Source code of charts:
----------------

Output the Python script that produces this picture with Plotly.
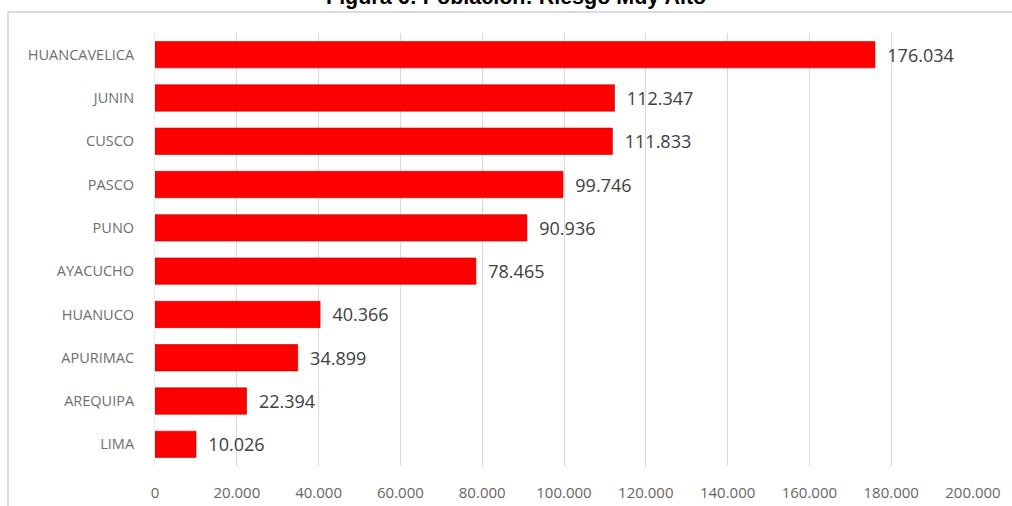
import plotly.graph_objects as go

categories = ["HUANCAVELICA", "JUNIN", "CUSCO", "PASCO", "PUNO",
              "AYACUCHO", "HUANUCO", "APURIMAC", "AREQUIPA", "LIMA"]
values = [176034, 112347, 111833, 99746, 90936, 78465, 40366, 34899, 22394, 10026]
x_ticks = [0, 20000, 40000, 60000, 80000, 100000, 120000, 140000, 160000, 180000, 200000]
title_text = "Figura 6: Población: Riesgo Muy Alto"

W, H = 1012, 506
L, R, T, B = 155, 39, 33, 40
pw, ph = W - L - R, H - T - B

def px_to_paper_x(px):
    return (px - L) / pw

def px_to_paper_y(py):
    return 1 - (py - T) / ph

FONT = "Open Sans, Lato, sans-serif"

fig = go.Figure(go.Bar(
    x=values, y=categories, orientation="h",
    marker=dict(color="#ff0000", line=dict(color="rgba(190,0,0,0.6)", width=1)),
    texttemplate="\u00a0\u00a0%{x:,}", textposition="outside",
    textfont=dict(family=FONT, size=18, color="#404040"),
    cliponaxis=False,
))

fig.update_layout(
    width=W, height=H,
    margin=dict(l=L, r=R, t=T, b=B, autoexpand=False),
    paper_bgcolor="white", plot_bgcolor="white",
    separators=",.",
    bargap=0.39,
    showlegend=False,
    xaxis=dict(range=[0, 200000], tickvals=x_ticks, tickformat=",",
               showgrid=True, gridcolor="#d9d9d9", gridwidth=1,
               zeroline=False, showline=False, automargin=False,
               tickfont=dict(family=FONT, size=15, color="#666666"),
               ticklabelstandoff=16),
    yaxis=dict(autorange="reversed", showgrid=False, zeroline=False,
               showline=True, linecolor="#ececec", linewidth=1, automargin=False,
               tickfont=dict(family=FONT, size=14.5, color="#6e6e6e"),
               ticklabelstandoff=17),
)

# chart frame (open to the right and bottom, as in the reference)
fig.add_shape(type="rect", xref="paper", yref="paper",
              x0=px_to_paper_x(8), x1=px_to_paper_x(1030),
              y0=px_to_paper_y(530), y1=px_to_paper_y(12),
              line=dict(color="#d0d0d0", width=1.5), fillcolor="rgba(0,0,0,0)", layer="below")

fig.add_annotation(text="<b>" + title_text + "</b>", xref="paper", yref="paper",
                   x=px_to_paper_x(516), y=px_to_paper_y(-3), xanchor="center", yanchor="middle",
                   showarrow=False,
                   font=dict(family="Liberation Sans, Arial, sans-serif", size=21.5, color="black"))

fig.write_html("out.html", config={"displayModeBar": False},
               post_script="document.body.style.margin='0';document.body.style.overflow='hidden';")
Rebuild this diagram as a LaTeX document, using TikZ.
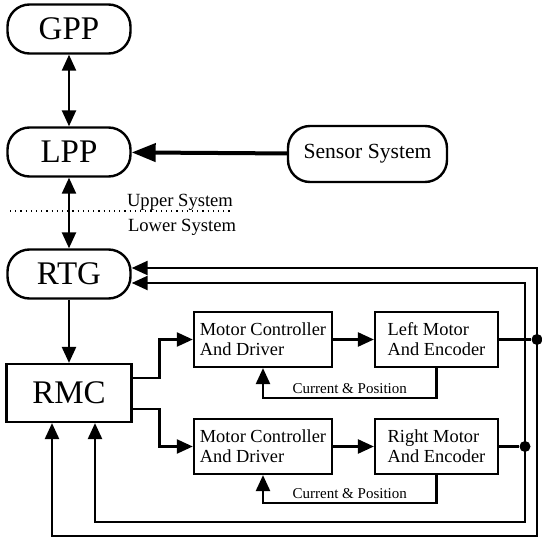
\documentclass[tikz,border=0pt]{standalone}
\usepackage{fontspec}
\setmainfont{Liberation Serif}
\usetikzlibrary{positioning,arrows.meta,calc}

\begin{document}
\begin{tikzpicture}[
    x=0.5pt, y=-0.5pt,
    term/.style   = {draw, line width=1.2pt, rounded corners=11pt, minimum width=61.5pt,
                     minimum height=24.5pt, inner sep=2pt, font=\fontsize{16.5}{18}\selectfont},
    blk/.style    = {draw, line width=1.1pt, minimum height=27.5pt, align=left,
                     inner xsep=3pt, font=\fontsize{9.2}{10}\selectfont},
    ar/.style     = {-{Triangle[length=8pt,width=7pt]}, line width=1.2pt},
    dar/.style    = {{Triangle[length=8pt,width=7pt]}-{Triangle[length=8pt,width=7pt]},
                     line width=1.2pt},
    lbl/.style    = {font=\fontsize{7.5}{9}\selectfont, inner sep=1.5pt},
    sys/.style    = {font=\fontsize{9.3}{11}\selectfont, inner sep=1pt},
    tap/.style    = {circle, fill, inner sep=0pt, minimum size=5.5pt},
]
\useasboundingbox (0,0) rectangle (542,541);

% ---------------- upper system ----------------
\node[term] (gpp) at (69,29) {GPP};
\node[term] (lpp) at (69,152) {LPP};
\node[term, minimum width=79.5pt, minimum height=28pt,
      font=\fontsize{10.8}{12}\selectfont] (sens) at (367.5,154) {Sensor System};

\draw[dar] (gpp) -- (lpp);
\draw[-{Triangle[length=12pt,width=9pt]}, line width=2pt] (sens) -- (lpp);

% ---------------- split ----------------
\coordinate (sepL) at (10,211);
\coordinate (sepR) at (233,211);
\draw[dotted, line width=0.6pt] (sepL) -- (sepR);
\node[sys] (up) at (180,202) {Upper System};
\node[sys] (low) at (182,227) {Lower System};

% ---------------- lower system ----------------
\node[term] (rtg) at (69,274) {RTG};
\node[blk, minimum width=62.5pt, minimum height=29pt,
      font=\fontsize{16.5}{18}\selectfont] (rmc) at (69,393) {RMC};

\node[blk, minimum width=69pt] (mc1) at (263,339.5) {Motor Controller\\And Driver};
\node[blk, minimum width=69pt] (mc2) at (263,446.5) {Motor Controller\\And Driver};
\node[blk, minimum width=61.5pt] (lm) at (436.5,339.5) {Left Motor\\And Encoder};
\node[blk, minimum width=61.5pt] (rm) at (436.5,446.5) {Right Motor\\And Encoder};

\draw[dar] (lpp) -- (rtg);
\draw[ar] (rtg) -- (rmc);

\draw[ar] ([yshift=7.5pt]rmc.east) -- ++(27,0) |- (mc1.west);
\draw[ar] ([yshift=-8pt]rmc.east) -- ++(27,0) |- (mc2.west);
\draw[ar] (mc1) -- (lm);
\draw[ar] (mc2) -- (rm);

% current & position feedback
\draw[ar] (lm.south) -- ++(0,30) -| node[lbl, pos=0.25, above] {Current \& Position} (mc1.south);
\draw[ar] (rm.south) -- ++(0,28) -| node[lbl, pos=0.25, above] {Current \& Position} (mc2.south);

% ---------------- encoder loops ----------------
\coordinate (outT) at (537,268);
\coordinate (outB) at (537,536);
\coordinate (outL) at (52,536);
\coordinate (inT) at (525,283);
\coordinate (inB) at (525,522);
\coordinate (inL) at (95,522);

\node[tap] (tapL) at (537,339.5) {};
\node[tap] (tapR) at (525,446.5) {};
\draw[line width=1.2pt] (lm.east) -- (tapL);
\draw[line width=1.2pt] (rm.east) -- (tapR);

\draw[dar] (rtg.east |- outT) -- (outT) -- (outB) -- (outL) -- (outL |- rmc.south);
\draw[dar] (rtg.east |- inT) -- (inT) -- (inB) -- (inL) -- (inL |- rmc.south);

\end{tikzpicture}
\end{document}
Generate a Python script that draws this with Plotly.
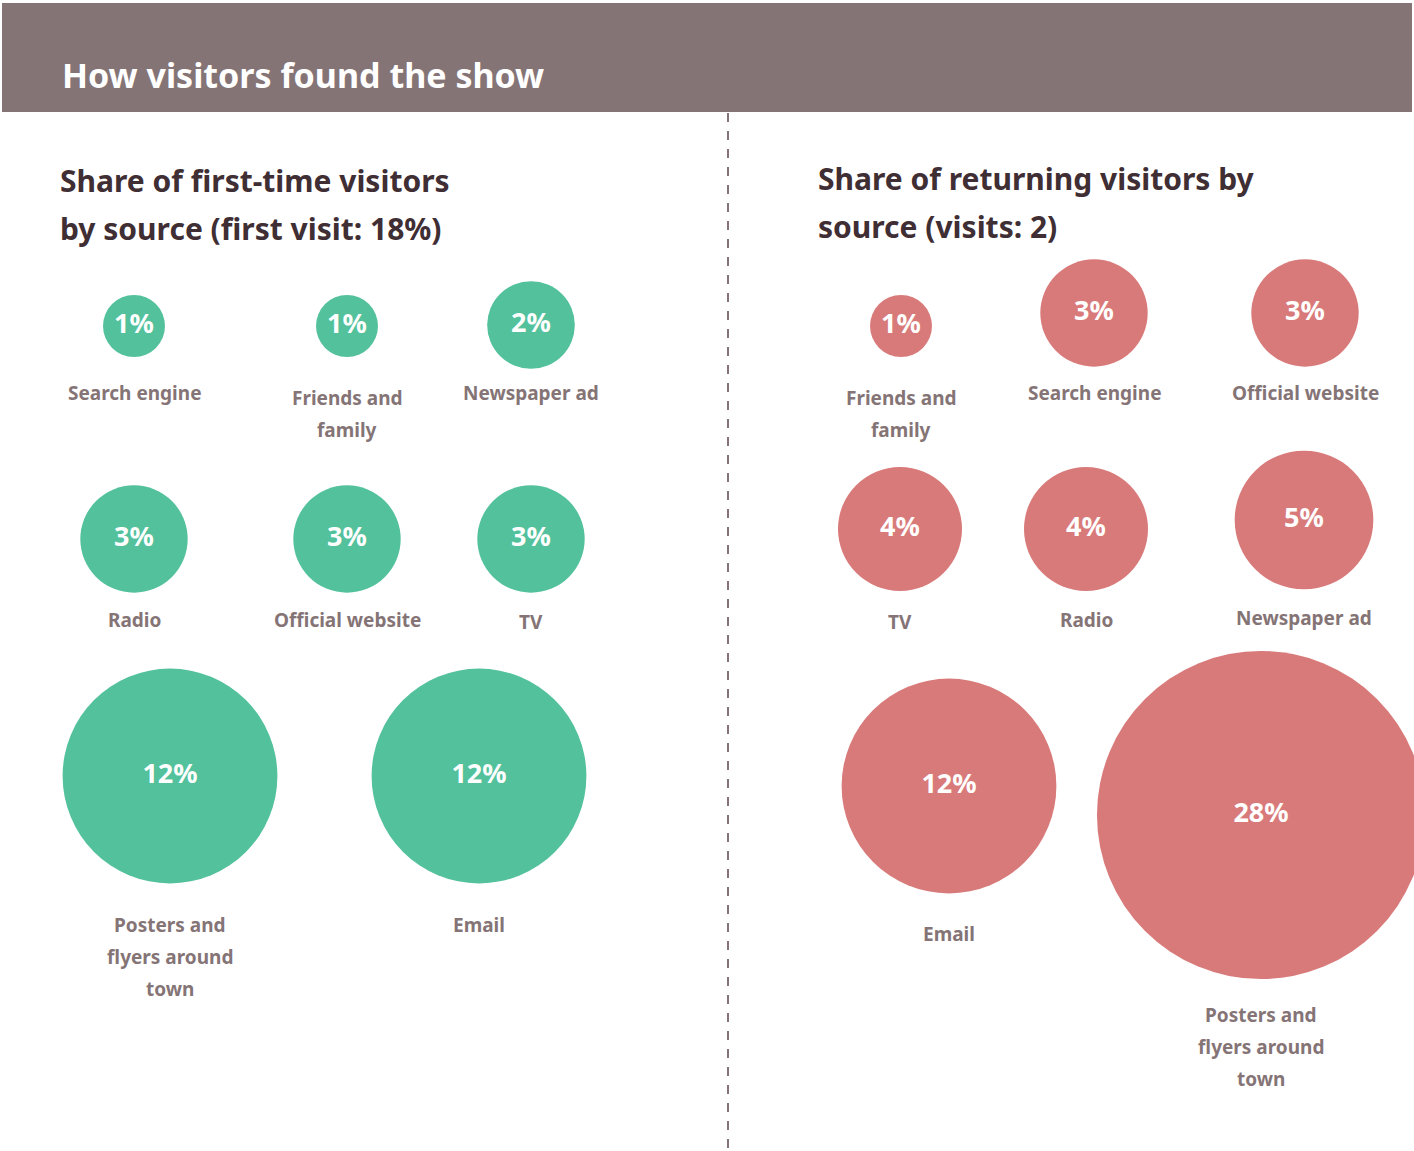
import plotly.graph_objects as go

# ---------------- data ----------------
title_text = "How visitors found the show"
left_heading = ["Share of first-time visitors", "by source (first visit: 18%)"]
right_heading = ["Share of returning visitors by", "source (visits: 2)"]

left_order = ["Search engine", "Friends and<br>family", "Newspaper ad", "Radio",
              "Official website", "TV", "Posters and<br>flyers around<br>town", "Email"]
left_values = [1, 1, 2, 3, 3, 3, 12, 12]

right_order = ["Friends and<br>family", "Search engine", "Official website", "TV",
               "Radio", "Newspaper ad", "Email", "Posters and<br>flyers around<br>town"]
right_values = [1, 3, 3, 4, 4, 5, 12, 28]

# ---------------- style / layout ----------------
W, H = 1414, 1151
HEADER = "#857476"
DARK = "#3f2e33"
LABEL = "#857476"
GREEN = "#52c19c"
RED = "#d97a7a"
FONT = "Noto Sans"
SIZEREF = 2 / 3844.0

left_pos = [(134, 326), (347, 326), (531, 325), (134, 539), (347, 539), (531, 539),
            (170, 776), (479, 776)]
left_label_y = [393, 398, 393, 620, 620, 622, 925, 925]
right_pos = [(901, 326), (1094, 313), (1305, 313), (900, 529), (1086, 529), (1304, 520),
             (949, 786), (1261, 815)]
right_label_y = [398, 393, 393, 622, 620, 618, 934, 1015]

fig = go.Figure()


def add_panel(order, values, pos, label_y, color):
    fig.add_trace(go.Scatter(
        x=[p[0] for p in pos], y=[p[1] for p in pos],
        mode="markers+text",
        marker=dict(size=values, sizemode="area", sizeref=SIZEREF, color=color,
                    line=dict(width=0), opacity=1),
        text=[f"{v}%" for v in values],
        textposition="middle center",
        textfont=dict(family=FONT, size=27, color="white", weight="bold"),
        cliponaxis=False, hoverinfo="skip", showlegend=False,
    ))
    for name, (x, _), ly in zip(order, pos, label_y):
        for i, line in enumerate(name.split("<br>")):
            fig.add_annotation(x=x, y=ly + i * 32, text=line, showarrow=False,
                               xanchor="center", yanchor="middle",
                               font=dict(family=FONT, size=19, color=LABEL, weight="bold"))


add_panel(left_order, left_values, left_pos, left_label_y, GREEN)
add_panel(right_order, right_values, right_pos, right_label_y, RED)

# header band and divider
fig.add_shape(type="rect", x0=2, x1=1412, y0=3, y1=112, fillcolor=HEADER,
              line=dict(width=0), layer="below")
fig.add_shape(type="line", x0=728, x1=728, y0=113, y1=1151,
              line=dict(color=HEADER, width=2, dash="dash"))

fig.add_annotation(x=60, y=75, text=title_text, showarrow=False, xanchor="left",
                   yanchor="middle", font=dict(family=FONT, size=34, color="white", weight="bold"))
for i, line in enumerate(left_heading):
    fig.add_annotation(x=58, y=180 + i * 48, text=line, showarrow=False, xanchor="left",
                       yanchor="middle", font=dict(family=FONT, size=30, color=DARK, weight="bold"))
for i, line in enumerate(right_heading):
    fig.add_annotation(x=816, y=178 + i * 48, text=line, showarrow=False, xanchor="left",
                       yanchor="middle", font=dict(family=FONT, size=30, color=DARK, weight="bold"))

fig.update_layout(
    width=W, height=H, margin=dict(l=0, r=0, t=0, b=0),
    paper_bgcolor="white", plot_bgcolor="white",
    xaxis=dict(range=[0, W], visible=False, fixedrange=True),
    yaxis=dict(range=[H, 0], visible=False, fixedrange=True),
)

fig.write_html("out.html", config={"displayModeBar": False},
               post_script="document.body.style.margin='0';document.body.style.overflow='hidden';")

----------------

#### Brief:
Emit the lines of the material exactly, from its first line to the line containing "6: Población: Riesgo", inclusive; leave every picture out.

#### Exercise result:
Output the Python script that produces this picture with Plotly.
import plotly.graph_objects as go

categories = ["HUANCAVELICA", "JUNIN", "CUSCO", "PASCO", "PUNO",
              "AYACUCHO", "HUANUCO", "APURIMAC", "AREQUIPA", "LIMA"]
values = [176034, 112347, 111833, 99746, 90936, 78465, 40366, 34899, 22394, 10026]
x_ticks = [0, 20000, 40000, 60000, 80000, 100000, 120000, 140000, 160000, 180000, 200000]
title_text = "Figura 6: Población: Riesgo Muy Alto"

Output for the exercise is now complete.